The current prime minister, Mikulas Dzurinda, shackled his country to the increasingly neo-Soviet European Union. Although he has introduced a flat tax on business and personal income, brought foreign investment into his country and strengthened its currency, according to the CeskeNoviny news website, unemployment is still high. According to the EUobserver, unemployment is at a high of 11 percent. And according to the British news website Monsters and Critics, both social spending cuts and the raising of consumer taxes made things worse.
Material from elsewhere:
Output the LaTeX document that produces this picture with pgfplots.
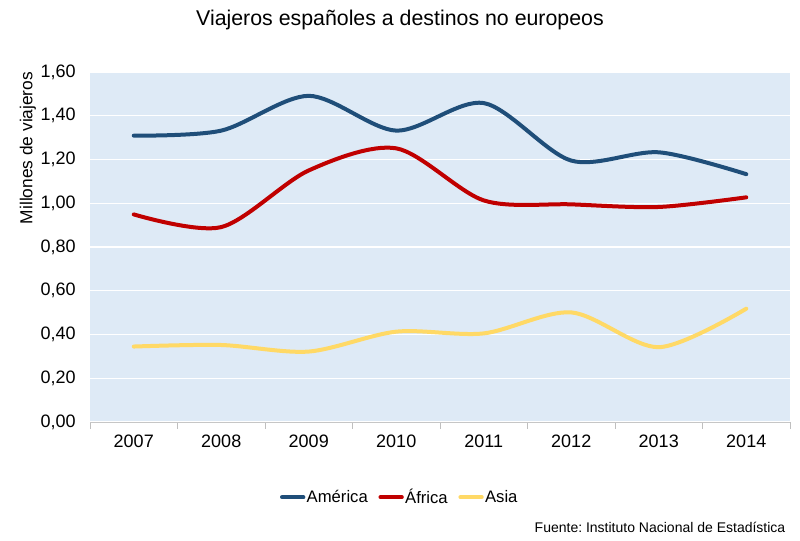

Fico promised the Smer would roll back some of the reforms that the current Dzurinda government put into place. But it may not necessarily happen, according to the news website EurActiv.com. Dzurinda could continue with his current coalition government and also add the support of former authoritarian premier, Vladimir Meciar and his HZDS party. The HZDS got a little under 9% of the vote. The current prime minister is confident that Fico and the Smer will not be able to form a government and reverse his reforms, according to a report from Reuters.
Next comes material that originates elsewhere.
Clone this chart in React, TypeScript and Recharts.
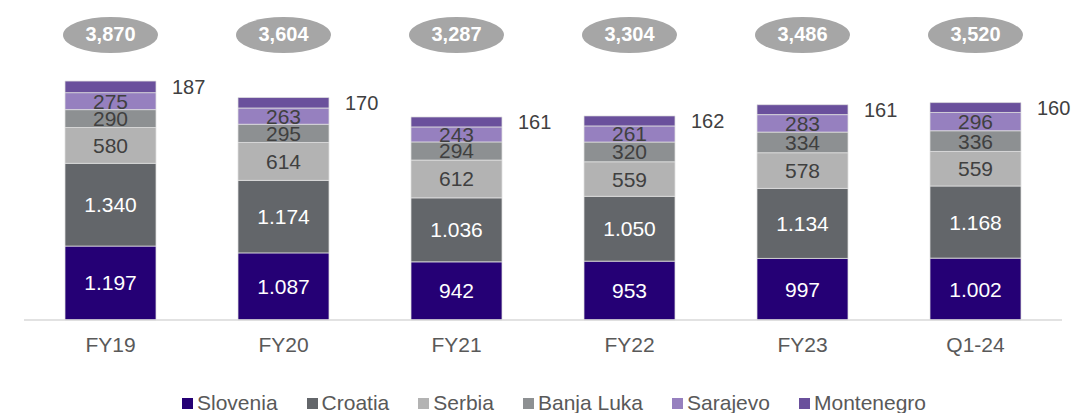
import React from 'react';
import { BarChart, Bar, XAxis, YAxis, LabelList } from 'recharts';

const categories = ['FY19', 'FY20', 'FY21', 'FY22', 'FY23', 'Q1-24'];
const slovenia = [1197, 1087, 942, 953, 997, 1002];
const croatia = [1340, 1174, 1036, 1050, 1134, 1168];
const serbia = [580, 614, 612, 559, 578, 559];
const banjaLuka = [290, 295, 294, 320, 334, 336];
const sarajevo = [275, 263, 243, 261, 283, 296];
const montenegro = [187, 170, 161, 162, 161, 160];
const totals = ['3,870', '3,604', '3,287', '3,304', '3,486', '3,520'];

const series = [
  { key: 'slovenia', name: 'Slovenia', color: '#250075', text: '#ffffff' },
  { key: 'croatia', name: 'Croatia', color: '#63666a', text: '#ffffff' },
  { key: 'serbia', name: 'Serbia', color: '#b3b3b3', text: '#404040' },
  { key: 'banjaLuka', name: 'Banja Luka', color: '#8d9092', text: '#404040' },
  { key: 'sarajevo', name: 'Sarajevo', color: '#9680bf', text: '#404040' },
  { key: 'montenegro', name: 'Montenegro', color: '#6a509c', text: '#404040' },
];

const data = categories.map((name, i) => ({
  name,
  slovenia: slovenia[i],
  croatia: croatia[i],
  serbia: serbia[i],
  banjaLuka: banjaLuka[i],
  sarajevo: sarajevo[i],
  montenegro: montenegro[i],
  total: totals[i],
}));

const FONT = '"Liberation Sans", Arial, sans-serif';

// 1197 -> "1.197"
const fmt = (v: any) => {
  const n = Number(v);
  return n >= 1000 ? `${Math.floor(n / 1000)}.${String(n % 1000).padStart(3, '0')}` : String(n);
};

const TotalBubble = (props: any) => {
  const { x, width, value } = props;
  const cx = Number(x) + Number(width) / 2;
  return (
    <g>
      <ellipse cx={cx} cy={35} rx={47.5} ry={18} fill="#a6a6a6" />
      <text x={cx} y={36} textAnchor="middle" dominantBaseline="middle" fill="#ffffff"
        fontSize={20} fontWeight="bold" fontFamily={FONT}>{value}</text>
    </g>
  );
};

const SideLabel = (props: any) => {
  const { x, y, width, height, value } = props;
  return (
    <text x={Number(x) + Number(width) + 16} y={Number(y) + Number(height) / 2 + 2}
      dominantBaseline="middle" fill="#404040" fontSize={20} fontFamily={FONT}>{value}</text>
  );
};

const App: React.FC = () => {
  const seg = { stackId: 'a', barSize: 91, stroke: '#e0e0e0', strokeWidth: 0.75, isAnimationActive: false };
  return (
    <div style={{ position: 'absolute', left: 0, top: 0, width: 1071, height: 413, background: '#fff' }}>
      <BarChart width={1071} height={413} data={data}
        margin={{ top: 73, right: 9, left: 24, bottom: 63 }}>
        <XAxis dataKey="name" axisLine={{ stroke: '#d9d9d9', strokeWidth: 1.5 }} tickLine={false}
          tick={{ fill: '#595959', fontSize: 21, fontFamily: FONT }} tickMargin={11} />
        <YAxis hide domain={[0, 4000]} />
        {series.map((s) => (
          <Bar key={s.key} {...seg} dataKey={s.key} name={s.name} fill={s.color}>
            {s.key === 'montenegro' ? (
              <LabelList dataKey={s.key} content={SideLabel} />
            ) : (
              <LabelList dataKey={s.key} position="center" fill={s.text} fontSize={21}
                fontFamily={FONT} formatter={fmt} />
            )}
            {s.key === 'montenegro' && <LabelList dataKey="total" content={TotalBubble} />}
          </Bar>
        ))}
      </BarChart>
      <div style={{ position: 'absolute', left: 182, top: 391, display: 'flex', alignItems: 'center',
        fontFamily: FONT, fontSize: 21, color: '#595959', whiteSpace: 'nowrap' }}>
        {series.map((s) => (
          <span key={s.key} style={{ display: 'flex', alignItems: 'center', marginRight: 29 }}>
            <span style={{ width: 11, height: 11, background: s.color, marginRight: 4, display: 'inline-block' }} />
            {s.name}
          </span>
        ))}
      </div>
    </div>
  );
};

export default App;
The only good news was the Czech Communist party, the KSS, were kicked out of parliament for having far too few votes.
From a Distributist standpoint, the current elections do not bode well at all.
1) None of the new parliament's six parties seem committed to expanding support for worker-owned and managed cooperatives into the industrial and financial sectors.
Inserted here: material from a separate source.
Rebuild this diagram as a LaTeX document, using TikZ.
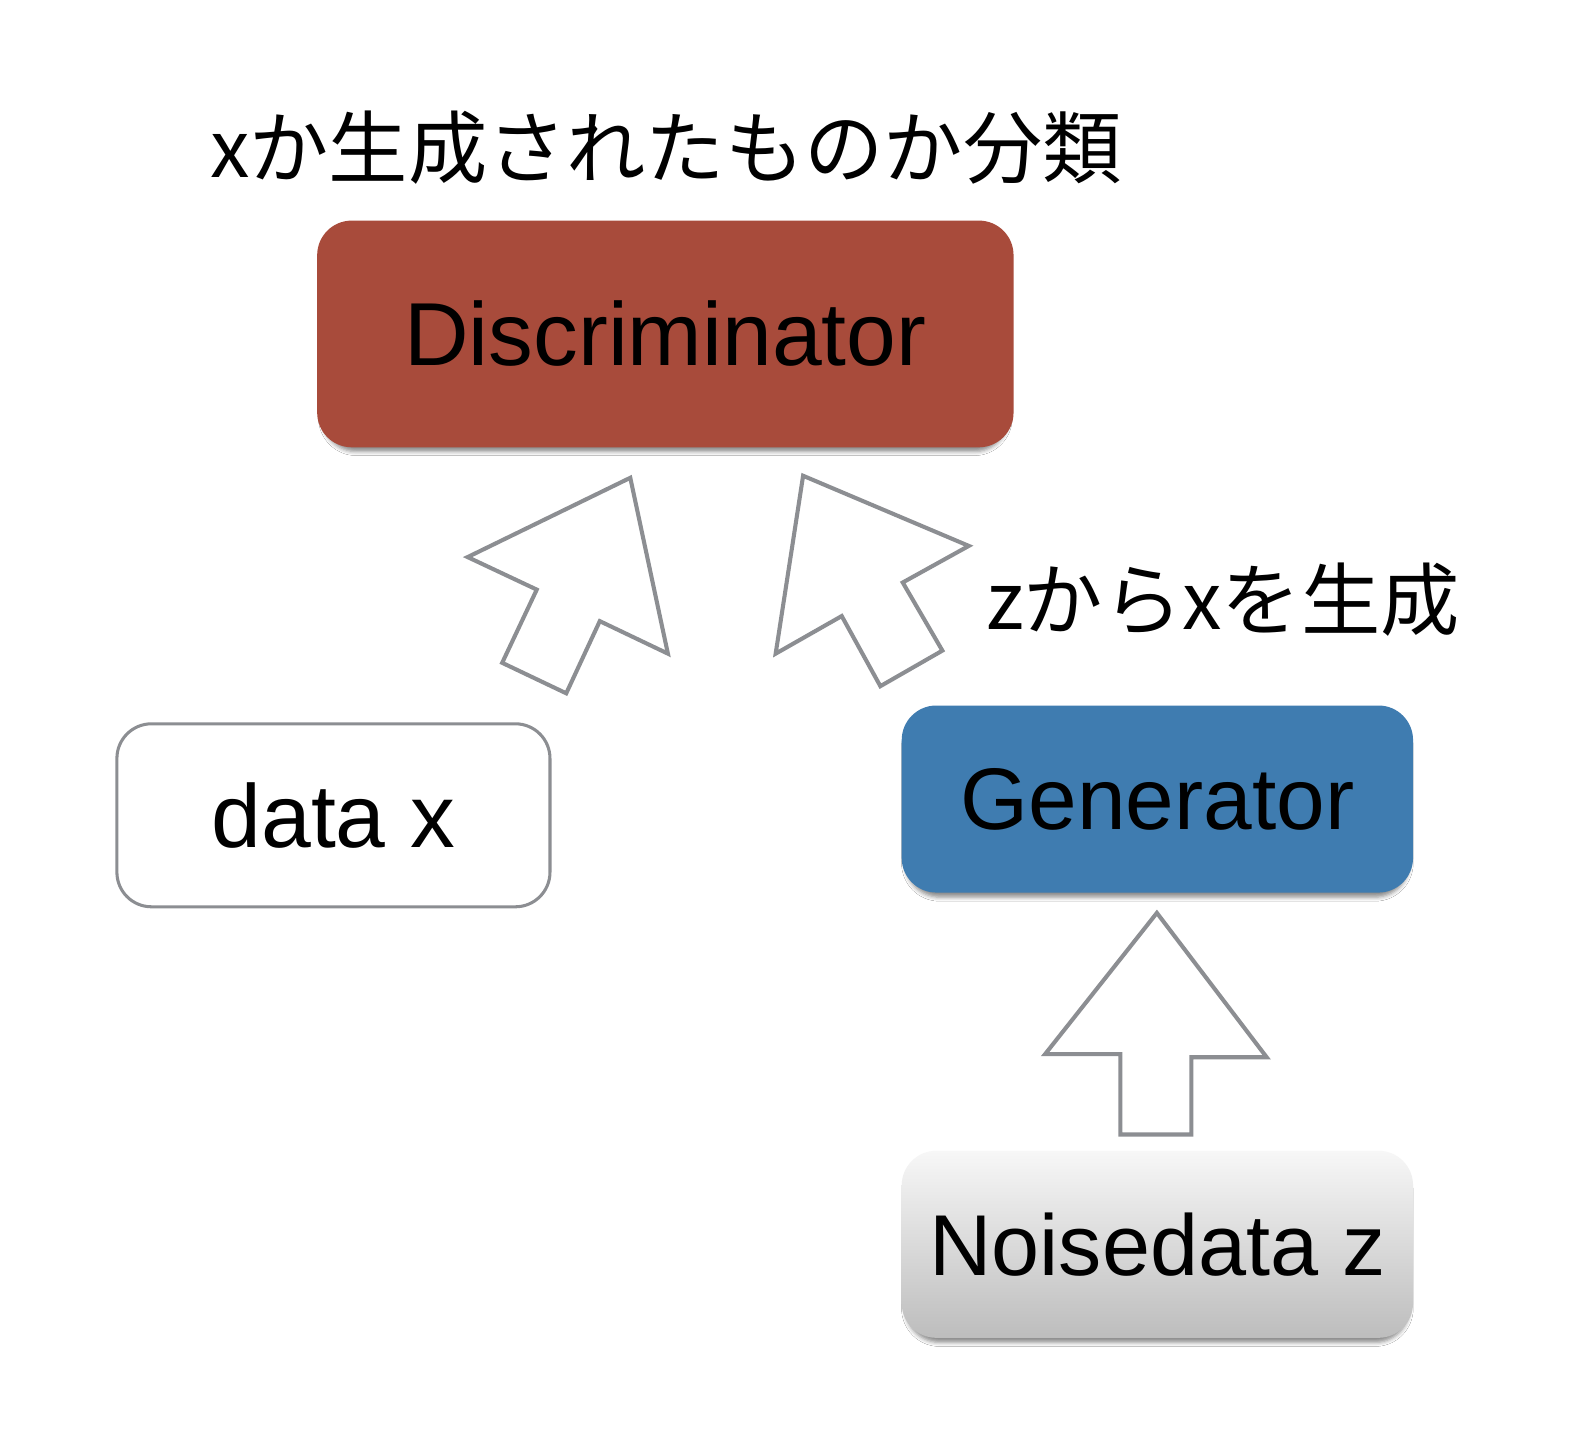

2) Small farmers and farmer co-ops are now threatened under EU regulations to merge with European agribusinesses or be disolved, as was may still be happening in Poland and France.
3) Support for social policies that defend abortion and the Sexual Revolution and oppress homeschoolers may still be in place.
4) Neither major party even considers permanent withdrawl from the UN, the EU, NATO and the WTO, reducing the nation's political sovereignty.
5) And both Fico and Dzurinda are committed to make the Euro Slovakia's currency by 2008, reducing the nation's economic sovereignty.
So to Distributists, it is a different boss but the same racket. Pray for Slovakia.